Taking this one step further, this is similar to the Passenger Transport Executives in the UK. The main difference is that all modes are privately operated, sometimes by mutiple contractors. The transport planning goals are the responsibility of the PTE, but the individual contractors must meet the goals.

Most importantly, the appearance of a unified public transport network is acheived by through the use of fare implements (I.E. the Oyster Card). In London, every mode of transport has the ability to handle the fare implement, and (because the network is zone based) transfer charges don't exist, per se.

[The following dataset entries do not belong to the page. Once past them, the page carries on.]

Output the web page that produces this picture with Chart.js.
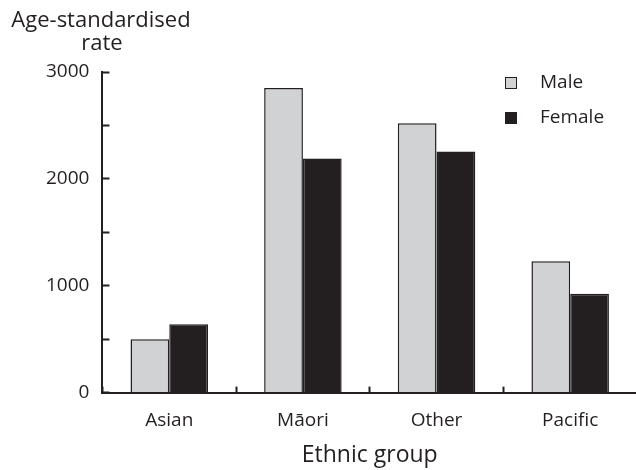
<!DOCTYPE html>
<html>
<head>
<meta charset="utf-8">
<script src="https://cdn.jsdelivr.net/npm/chart.js@4.4.0/dist/chart.umd.min.js"></script>
<style>
  html, body { margin: 0; padding: 0; background: #fff; overflow: hidden; }
  #wrap { width: 640px; height: 470px; }
</style>
</head>
<body>
<div id="wrap"><canvas id="chart"></canvas></div>
<script>
const categories = ["Asian", "Māori", "Other", "Pacific"];
const maleRates = [500, 2850, 2520, 1230];
const femaleRates = [640, 2190, 2255, 925];
const yLabelTicks = [0, 1000, 2000, 3000];
const yTitleLines = ["Age-standardised", "rate"];
const xTitle = "Ethnic group";

const ink = "#231f20";
const maleFill = "#d1d2d4";
const fontFamily = "'Open Sans', sans-serif";
const fontSize = 19;
const titleSize = 22;

// y axis title sits above the axis, horizontal, two centred lines
const yTitlePlugin = {
  id: "yTitle",
  afterDraw(chart) {
    const ctx = chart.ctx;
    ctx.save();
    ctx.fillStyle = ink;
    ctx.font = `${titleSize}px ${fontFamily}`;
    ctx.textAlign = "center";
    ctx.textBaseline = "alphabetic";
    ctx.fillText(yTitleLines[0], 101, 27);
    ctx.fillText(yTitleLines[1], 102, 50);
    ctx.restore();
  }
};

// legend drawn inside the plot, top right
const innerLegend = {
  id: "innerLegend",
  afterDatasetsDraw(chart) {
    const ctx = chart.ctx;
    ctx.save();
    ctx.font = `${fontSize}px ${fontFamily}`;
    ctx.textBaseline = "middle";
    chart.data.datasets.forEach((ds, i) => {
      const y = 83 + i * 35;
      ctx.fillStyle = ds.backgroundColor;
      ctx.fillRect(505, y - 6, 12, 12);
      ctx.strokeStyle = ds.borderColor;
      ctx.lineWidth = 1;
      ctx.strokeRect(505.5, y - 5.5, 11, 11);
      ctx.fillStyle = ink;
      ctx.fillText(ds.label, 540, y);
    });
    ctx.restore();
  }
};

const data = {
  labels: categories,
  datasets: [
    {
      label: "Male",
      data: maleRates,
      backgroundColor: maleFill,
      borderColor: ink,
      borderWidth: 1.5,
    },
    {
      label: "Female",
      data: femaleRates,
      backgroundColor: ink,
      borderColor: ink,
      borderWidth: 1.5,
    },
  ],
};

const config = {
  type: "bar",
  data: data,
  options: {
    responsive: true,
    maintainAspectRatio: false,
    animation: false,
    layout: { padding: { top: 72, left: 26, right: 3, bottom: 0 } },
    datasets: { bar: { barPercentage: 1, categoryPercentage: 0.58 } },
    plugins: { legend: { display: false }, tooltip: { enabled: false } },
    scales: {
      x: {
        offset: true,
        grid: {
          offset: true,
          drawOnChartArea: false,
          tickLength: -6,
          tickWidth: 2,
          tickColor: ink,
        },
        border: { color: ink, width: 2 },
        ticks: {
          color: ink,
          padding: 23,
          font: { family: fontFamily, size: fontSize },
        },
        title: {
          display: true,
          text: xTitle,
          color: ink,
          padding: { top: -14, bottom: 1 },
          font: { family: fontFamily, size: 23 },
        },
      },
      y: {
        min: 0,
        max: 3000,
        grid: {
          drawOnChartArea: false,
          tickLength: -7,
          tickWidth: 2,
          tickColor: ink,
        },
        border: { color: ink, width: 2 },
        ticks: {
          stepSize: 500,
          color: ink,
          padding: 20,
          font: { family: fontFamily, size: fontSize },
          callback: (value) => (yLabelTicks.includes(value) ? value : ""),
        },
      },
    },
  },
  plugins: [yTitlePlugin, innerLegend],
};

new Chart(document.querySelector("#chart"), config);
</script>
</body>
</html>
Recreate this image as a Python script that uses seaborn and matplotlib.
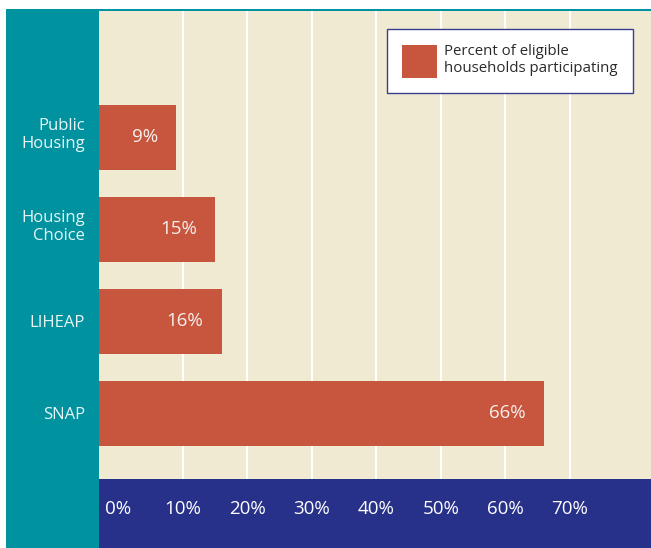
import matplotlib
matplotlib.use("Agg")
import matplotlib.pyplot as plt
from matplotlib.patches import Rectangle, Patch
from matplotlib.transforms import ScaledTranslation
import seaborn as sns

programs = ["Public\nHousing", "Housing\nChoice", "LIHEAP", "SNAP"]
participation = [9, 15, 16, 66]
ticks = [0, 10, 20, 30, 40, 50, 60, 70]
tick_labels = ["0%", "10%", "20%", "30%", "40%", "50%", "60%", "70%"]
legend_label = "Percent of eligible\nhouseholds participating"

bar_color = "#c8553d"
beige = "#efead1"
teal = "#00929f"
navy = "#28318a"

sns.set_style("white")
plt.rcParams["font.family"] = ["Open Sans", "DejaVu Sans"]

W, H = 651, 548
fig = plt.figure(figsize=(W / 100, H / 100), dpi=100)
fig.patch.set_facecolor("white")

# background bands
fig.add_artist(Rectangle((6 / W, 0), 1 - 6 / W, 1 - 9 / H, transform=fig.transFigure,
                         facecolor=teal, edgecolor="none", zorder=0))
fig.add_artist(Rectangle((99 / W, 0), 1 - 99 / W, (H - 479) / H, transform=fig.transFigure,
                         facecolor=navy, edgecolor="none", zorder=0))

ax = fig.add_axes([99 / W, (H - 479) / H, 1 - 99 / W, (479 - 11) / H])
ax.set_facecolor(beige)

sns.barplot(x=participation, y=programs, orient="h", color=bar_color, saturation=1,
            width=0.7, linewidth=0, ax=ax, zorder=3)

xmin, xmax = -3.0, 82.6
ax.set_xlim(xmin, xmax)
ax.set_ylim(3.712, -1.375)

# bars run all the way to the left edge of the panel
for p in ax.patches:
    right = p.get_x() + p.get_width()
    p.set_x(xmin)
    p.set_width(right - xmin)

for i, v in enumerate(participation):
    ax.annotate(f"{v}%", (v, i), xytext=(-13, 0), textcoords="offset points",
                ha="right", va="center", color="#f8f0ec", fontsize=13.5, zorder=4)

ax.set_xticks(ticks)
ax.set_xticklabels(tick_labels)
ax.tick_params(axis="x", length=0, pad=15, labelsize=13.5, labelcolor="white")
ax.tick_params(axis="y", length=0, pad=10, labelsize=12, labelcolor="#e8f6f6")
for t in ax.get_yticklabels():
    t.set_multialignment("right")
    if "\n" in t.get_text():
        t.set_transform(t.get_transform() + ScaledTranslation(0, 4 / 72, fig.dpi_scale_trans))

ax.grid(axis="x", color="white", linewidth=1.5, zorder=1)
ax.grid(axis="y", visible=False)
ax.set_axisbelow(True)
ax.xaxis.get_gridlines()[0].set_visible(False)
sns.despine(ax=ax, left=True, bottom=True)
ax.set_xlabel("")
ax.set_ylabel("")

leg = ax.legend(handles=[Patch(facecolor=bar_color, edgecolor="none", label=legend_label)],
                loc="upper left", bbox_to_anchor=(387 / W, 1 - 29 / H),
                bbox_transform=fig.transFigure, fontsize=10.8, frameon=True,
                fancybox=False, borderpad=1.0, borderaxespad=0, handlelength=2.3,
                handleheight=3.0, handletextpad=0.5, labelcolor="#2a2a2a")
leg.get_frame().set_edgecolor("#3a3c8c")
leg.get_frame().set_linewidth(1.0)
leg.get_frame().set_facecolor("white")
leg.get_frame().set_alpha(1)
leg.set_zorder(5)

fig.savefig("out.png", dpi=100, facecolor="white")
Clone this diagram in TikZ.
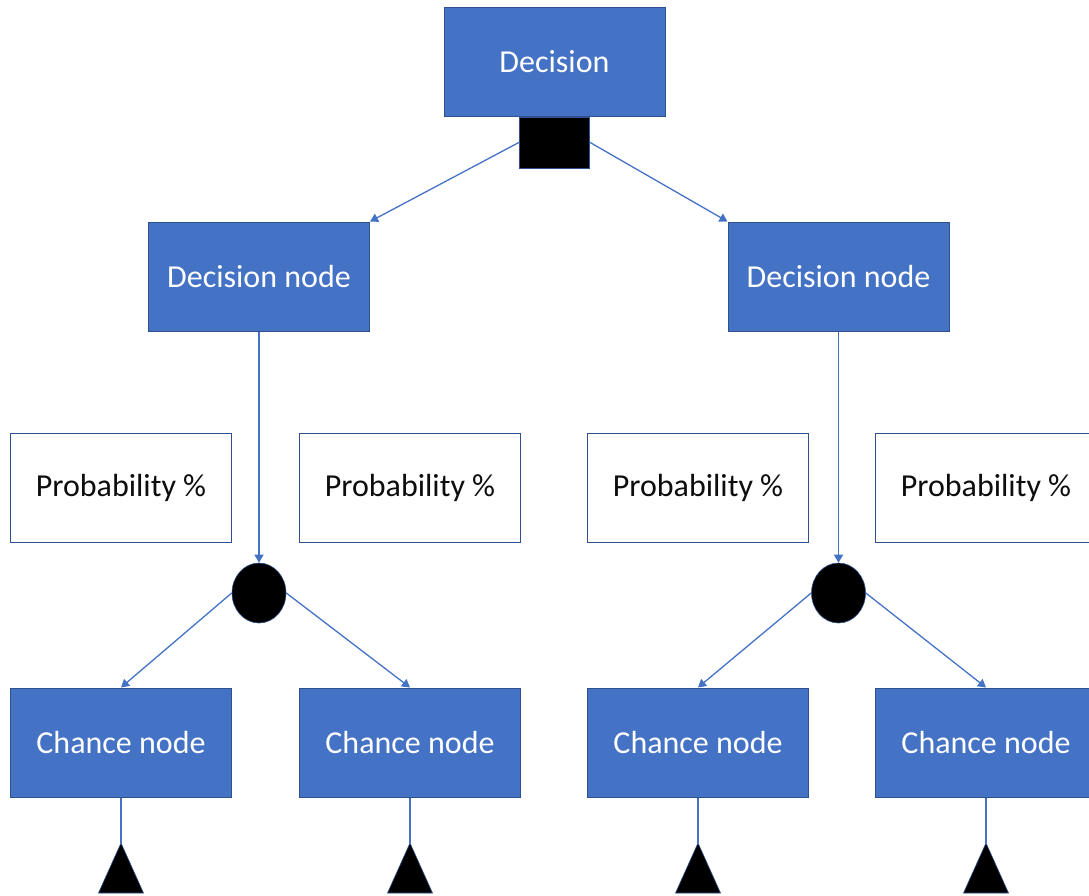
\documentclass[tikz,border=0pt]{standalone}
\usepackage{fontspec}
\setmainfont{Carlito}
\usetikzlibrary{arrows.meta,shapes.geometric}
\definecolor{boxblue}{HTML}{4472C4}
\definecolor{edgeblue}{HTML}{2F528F}
\begin{document}
\begin{tikzpicture}[x=1pt,y=-1pt,
  card/.style={rectangle, minimum width=221pt, minimum height=109pt, inner sep=0pt,
    draw=edgeblue, line width=1pt, font=\fontsize{32}{38}\selectfont},
  bluebox/.style={card, fill=boxblue, text=white},
  probbox/.style={card, fill=white, text=black!95},
  link/.style={draw=boxblue, line width=1.3pt, -{Triangle[length=8pt,width=9pt]}},
  stem/.style={draw=boxblue, line width=1.3pt},
  chancemark/.style={ellipse, fill=black, draw=edgeblue, line width=0.6pt,
    minimum width=54pt, minimum height=60pt, inner sep=0pt},
  choicemark/.style={rectangle, fill=black, draw=edgeblue, line width=0.6pt,
    minimum width=70pt, minimum height=51pt, inner sep=0pt},
  leaf/.style={fill=black, draw=edgeblue, line width=0.6pt}
]
\clip (0,0) rectangle (1089,895);
\useasboundingbox (0,0) rectangle (1089,895);

% root decision and its choice marker
\node[bluebox] (top) at (554.5,61.5) {Decision};
\node[choicemark, anchor=north] (sq) at (top.south) {};

% decision nodes
\node[bluebox] (dn1) at (259,276.5) {Decision node};
\node[bluebox] (dn2) at (838.5,276.5) {Decision node};

% probability labels
\node[probbox] (p1) at (121,488) {Probability \%};
\node[probbox] (p2) at (410,488) {Probability \%};
\node[probbox] (p3) at (698,488) {Probability \%};
\node[probbox] (p4) at (986,488) {Probability \%};

% chance markers
\node[chancemark] (c1) at (259,593) {};
\node[chancemark] (c2) at (838.5,593) {};

% chance nodes
\node[bluebox] (ch1) at (121,742.5) {Chance node};
\node[bluebox] (ch2) at (410,742.5) {Chance node};
\node[bluebox] (ch3) at (698,742.5) {Chance node};
\node[bluebox] (ch4) at (986,742.5) {Chance node};

% terminal triangles
\foreach \i/\x in {1/121,2/410,3/698,4/986}{
  \coordinate (t\i) at (\x,843);
  \filldraw[leaf] (t\i) -- ++(22.5,50) -- ++(-45,0) -- cycle;
}

% connectors
\draw[link] (sq.west) -- (dn1.north east);
\draw[link] (sq.east) -- (dn2.north west);
\draw[link] (dn1.south) -- (c1.north);
\draw[link] (dn2.south) -- (c2.north);
\draw[link] (c1.west) -- (ch1.north);
\draw[link] (c1.east) -- (ch2.north);
\draw[link] (c2.west) -- (ch3.north);
\draw[link] (c2.east) -- (ch4.north);
\foreach \i in {1,2,3,4}{
  \draw[stem] (ch\i.south) -- (t\i);
}
\end{tikzpicture}
\end{document}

At Stratford, in N.E. London, you can cross platform transfer between both LU and the National Rail service to Liverpool Street without any barrier. The same is true in the outbound direction as well. Thus, even though there are sperate operations, there is no inconvenience to the passenger as a result.

The point to be made is that dividing SEPTA into individual components that would be more focused (theoretically) on a specific mission is not inherrently a bad thing.

What is inherently a bad thing is that the hypothetical process of dividing SEPTA would be conducted under the shadow of the current political class in S.E. Pennsylvania. This reason alone is enough to make me have cause for pause.